Using the principle that the best theatre changes lives, it is easy to have conflicting views about ten billion.
This powerful PowerPoint lecture from Stephen Emmott is likely to change the life of this critic, at least briefly. However, even its director, Katie Mitchell might be hard-pressed to convince cynics that the hour-long event is theatrical.
The laid-back Professor with a Yorkshire accent certainly has a serious topic. The future or not of our planet should make viewers take note and the conclusions are worthy of a horror story.
The lecture is delivered from the comfort of a simulacrum of the Professor's office at his Cambridge lab, with one wall left blank to receive projections and predictions of doom. His delivery comes courtesy of a laptop, which supplies prompts if not every line of text and benefits from occasional flashes of a very dry wit.

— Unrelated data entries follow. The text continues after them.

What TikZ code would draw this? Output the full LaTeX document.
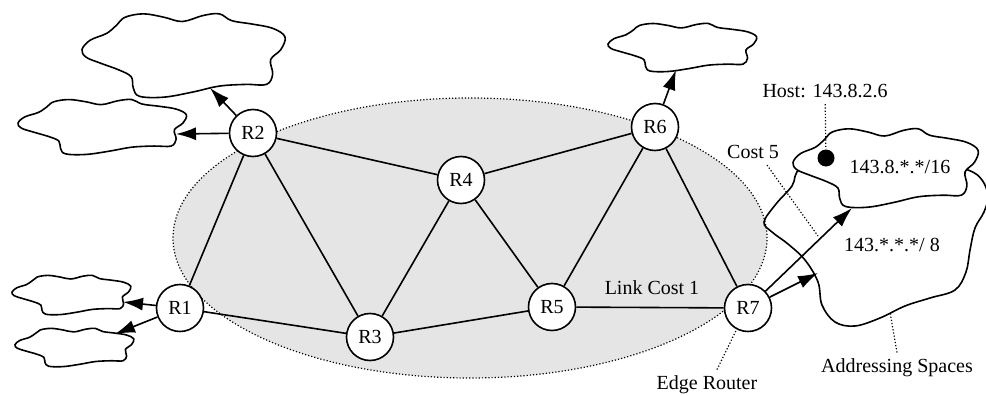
\documentclass[tikz,border=0pt]{standalone}
\usepackage{fontspec}
\setmainfont{Liberation Serif}
\usetikzlibrary{arrows.meta}

\tikzset{
  router/.style={circle, draw, fill=white, line width=0.8pt, minimum size=23.5pt, inner sep=0pt, font=\fontsize{10}{12}\selectfont},
  link/.style={line width=0.8pt},
  cloudline/.style={line width=0.8pt, fill=white},
  feed/.style={-{Latex[length=10pt,width=6.5pt]}, line width=0.8pt},
  leader/.style={densely dotted, line width=0.6pt},
  lbl/.style={font=\fontsize{10}{12}\selectfont, inner sep=3pt},
  hostdot/.style={circle, fill=black, minimum size=8.5pt, inner sep=0pt}
}

% one wavy blob in a unit box, placed at (x,y) with width w and height h
\newcommand{\drawcloud}[4]{%
  \begin{scope}[shift={(#1,#2)}, xscale=#3, yscale=#4]
    \draw[cloudline] plot[smooth cycle, tension=0.6] coordinates {
      (0,0.43) (0.04,0.32) (0.12,0.24) (0.17,0.14) (0.21,0.05) (0.30,0.01)
      (0.40,0.05) (0.49,0.10) (0.59,0.03) (0.67,0.01) (0.73,0.09) (0.83,0.13)
      (0.93,0.18) (0.99,0.28) (0.97,0.43) (0.92,0.55) (0.93,0.72) (0.90,0.84)
      (0.80,0.84) (0.67,0.86) (0.54,0.93) (0.40,0.99) (0.28,0.98) (0.25,0.88)
      (0.24,0.75) (0.18,0.67) (0.09,0.59) (0.02,0.52)};
  \end{scope}}

\begin{document}
\begin{tikzpicture}[x=0.5pt, y=-0.5pt]
    \useasboundingbox (0,0) rectangle (986,396);

    % routing domain
    \draw[densely dotted, line width=0.6pt, fill=gray!20] (470,238) ellipse [x radius=148.5pt, y radius=70pt];

    % address clouds
    \drawcloud{82}{13}{205}{85}
    \drawcloud{18}{99}{170}{56}
    \drawcloud{12}{275}{120}{40}
    \drawcloud{15}{328}{120}{39}
    \drawcloud{608}{23}{150}{49}

    \draw[line width=0.8pt] plot[smooth cycle, tension=0.6] coordinates {
      (764,222) (776,204) (792,186) (802,168) (850,160) (930,160) (968,170)
      (982,180) (988,196) (984,212) (975,228) (970,250) (966,272) (955,290)
      (930,298) (905,306) (880,318) (855,326) (835,322) (822,305) (818,282)
      (805,260) (788,244) (772,232)};
    \drawcloud{793}{128}{187}{80}

    % routers
    \node[router] (R1) at (180,308) {R1};
    \node[router] (R2) at (253,133) {R2};
    \node[router] (R3) at (370,337) {R3};
    \node[router] (R4) at (461,180) {R4};
    \node[router] (R5) at (552,307) {R5};
    \node[router] (R6) at (655,127) {R6};
    \node[router] (R7) at (748,308) {R7};

    \foreach \a/\b in {R1/R2, R1/R3, R2/R3, R2/R4, R3/R4, R3/R5, R4/R5, R4/R6, R5/R6, R5/R7, R6/R7}
      \draw[link] (\a) -- (\b);

    % arrow ends on the clouds
    \coordinate (tA) at (210,88);
    \coordinate (tB) at (176,134);
    \coordinate (tC) at (123,302);
    \coordinate (tD) at (115,334);
    \coordinate (tE) at (676,70);
    \coordinate (tS) at (852,208);
    \coordinate (tL) at (818,273);

    \draw[feed] (R2) -- (tA);
    \draw[feed] (R2) -- (tB);
    \draw[feed] (R1) -- (tC);
    \draw[feed] (R1) -- (tD);
    \draw[feed] (R6) -- (tE);
    \draw[feed] (R7) -- (tS);
    \draw[feed] (R7) -- (tL);

    % labels
    \node[lbl] (host) at (825,91) {Host: 143.8.2.6};
    \node[hostdot] (dot) at (826,158) {};
    \node[lbl] (net16) at (900,167) {143.8.*.*/16};
    \node[lbl] (net8) at (892,245) {143.*.*.*/ 8};
    \node[lbl] (cost5) at (753,152) {Cost 5};
    \node[lbl] (cost1) at (652,288) {Link Cost 1};
    \node[lbl] (edge) at (707,385) {Edge Router};
    \node[lbl] (addr) at (897,368) {Addressing Spaces};

    \coordinate (c5end) at (818,236);
    \coordinate (bigbot) at (890,312);

    \draw[leader] (host) -- (dot);
    \draw[leader] ([xshift=7pt]cost5.south) -- (c5end);
    \draw[leader] ([xshift=5pt]edge.north) -- (R7.-118);
    \draw[leader] (addr.north) -- (bigbot);
\end{tikzpicture}
\end{document}
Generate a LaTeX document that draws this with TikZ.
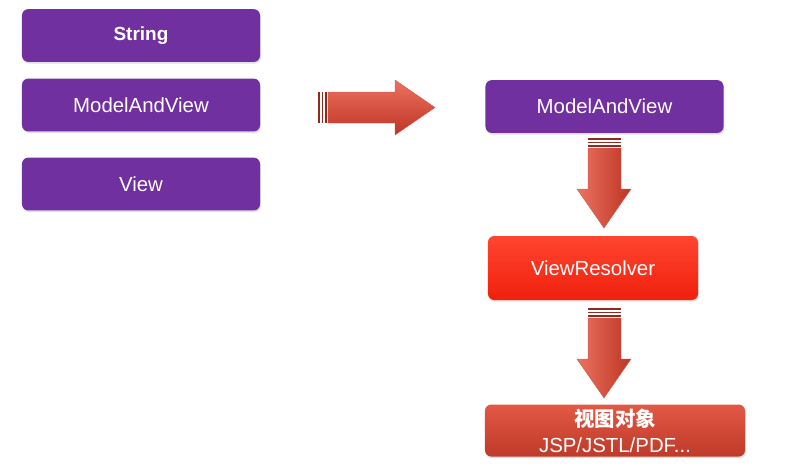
\documentclass[tikz,border=0pt]{standalone}
\usepackage{fontspec}
\setmainfont{Liberation Sans}
\newfontfamily\cjk{Noto Sans CJK SC}
\usetikzlibrary{shadows, positioning}

\definecolor{boxpurple}{HTML}{7030A0}
\definecolor{resolvertop}{HTML}{FF4530}
\definecolor{resolverbot}{HTML}{F0200C}
\definecolor{viewtop}{HTML}{E25844}
\definecolor{viewbot}{HTML}{BF3A2A}
\definecolor{arrowlight}{HTML}{EC7260}
\definecolor{arrowdark}{HTML}{BE3424}
\definecolor{stripered}{HTML}{8E2A1E}

\begin{document}
\begin{tikzpicture}[
    x=0.025cm, y=-0.025cm,
    % common look of the boxes
    box/.style={
        rectangle, rounded corners=4.5pt, text=white,
        inner sep=2pt, text centered,
        font=\fontsize{14.5}{17}\selectfont,
        drop shadow={opacity=0.25, shadow xshift=0.6pt, shadow yshift=-1.2pt}
    },
    purplebox/.style={box, fill=boxpurple, minimum width=5.95cm, minimum height=1.32cm},
    resolverbox/.style={box, top color=resolvertop, bottom color=resolverbot,
        minimum width=5.25cm, minimum height=1.6cm},
    viewbox/.style={box, top color=viewtop, bottom color=viewbot,
        minimum width=6.5cm, minimum height=1.3cm, align=center,
        font=\fontsize{14.5}{18.5}\selectfont},
    stripe/.style={fill=stripered},
    rightbody/.style={top color=arrowlight, bottom color=arrowdark, draw=arrowdark!80, line width=0.3pt},
    downbody/.style={left color=arrowlight, right color=arrowdark, draw=arrowdark!80, line width=0.3pt}
]
  \useasboundingbox (0,0) rectangle (796,470);

  % Left column: return types
  \node[purplebox, font=\bfseries\fontsize{13.5}{16}\selectfont] (string) at (141,35.5) {String};
  \node[purplebox] (mavleft) at (141,105) {ModelAndView};
  \node[purplebox] (view) at (141,184) {View};

  % Right column: resolving chain
  \node[purplebox] (mavright) at (604.5,106.5) {ModelAndView};
  \node[resolverbox] (resolver) at (593,268) {ViewResolver};
  \node[viewbox] (viewobj) at (615,430.5) {{\cjk\bfseries 视图对象}\\JSP/JSTL/PDF...};

  % Big arrow: left column -> right column
  \foreach \sx in {318,321.5,325}
    \fill[stripe] (\sx,92) rectangle (\sx+1.6,123);
  \shade[rightbody] (328,92) -- (395,92) -- (395,80) -- (435,107.5)
    -- (395,135) -- (395,123) -- (328,123) -- cycle;

  % Down arrow: ModelAndView -> ViewResolver
  \foreach \sy in {138,141.5,145}
    \fill[stripe] (588,\sy) rectangle (621,\sy+1.6);
  \shade[downbody] (588,148) -- (621,148) -- (621,189) -- (631,189)
    -- (604,228) -- (577,189) -- (588,189) -- cycle;

  % Down arrow: ViewResolver -> view object
  \foreach \sy in {308,311.5,315}
    \fill[stripe] (588,\sy) rectangle (621,\sy+1.6);
  \shade[downbody] (588,318) -- (621,318) -- (621,359) -- (631,359)
    -- (604,398) -- (577,359) -- (588,359) -- cycle;

\end{tikzpicture}
\end{document}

The message is all. The population of the earth has grown from 3bn to 7bn in the last fifty years and could hit 10bn in the next couple of decades.
While having more company might seem desirable, when we have been raping global resources for generations, crisis is approaching.
Much of the information relayed is depressing, showing that every kind of resource will run short as we eat and drink our way into oblivion.
As an example, the statistics on water beggar belief, a single burger requires a swimming pool of water and even a 1 litre bottle of water takes 4 litres to produce.
Between pollution and consumption, which form an ever-repeating circle of disaster, we are rapidly depleting the planet's resources and it is only going to get worse.
As the lecture began to draw to its close, all that was left for our guide to do was tell us the way we could resolve our little problem about how to have a future after drought and flood have destroyed countries and climate migrants replace their economic grandparents.
Professor Emmott, whose main employer is one of those global megacorporations that is currently threatening the planet (they all are), has a deceptively effective style of delivery and structuring of his material which means that even laymen will not suffer from information overload.
They may well be left in an almost suicidal state on realising that without collective efforts of most of the ten billion, matters are only going to get worse as climate change makes life intolerable for the 28bn population predicted for 2100.
While anyone seeing the lecture will be tempted to cut out hamburgers, air travel and lean towards recycling for a bit, they may be so overwhelmed by the enormity of the problem as to take the fatalistic view that nothing individuals do will make the slightest bit of difference so let's party on.
Sadly but predictably, there is no answer other than that firm belief favoured by all unsuccessful gamblers that the next roll of the dice will provide the solution that the odds belie.
Failing that, succeeding generations might need to consider emigrating to Mars, as there won't be much left to enjoy any closer to home.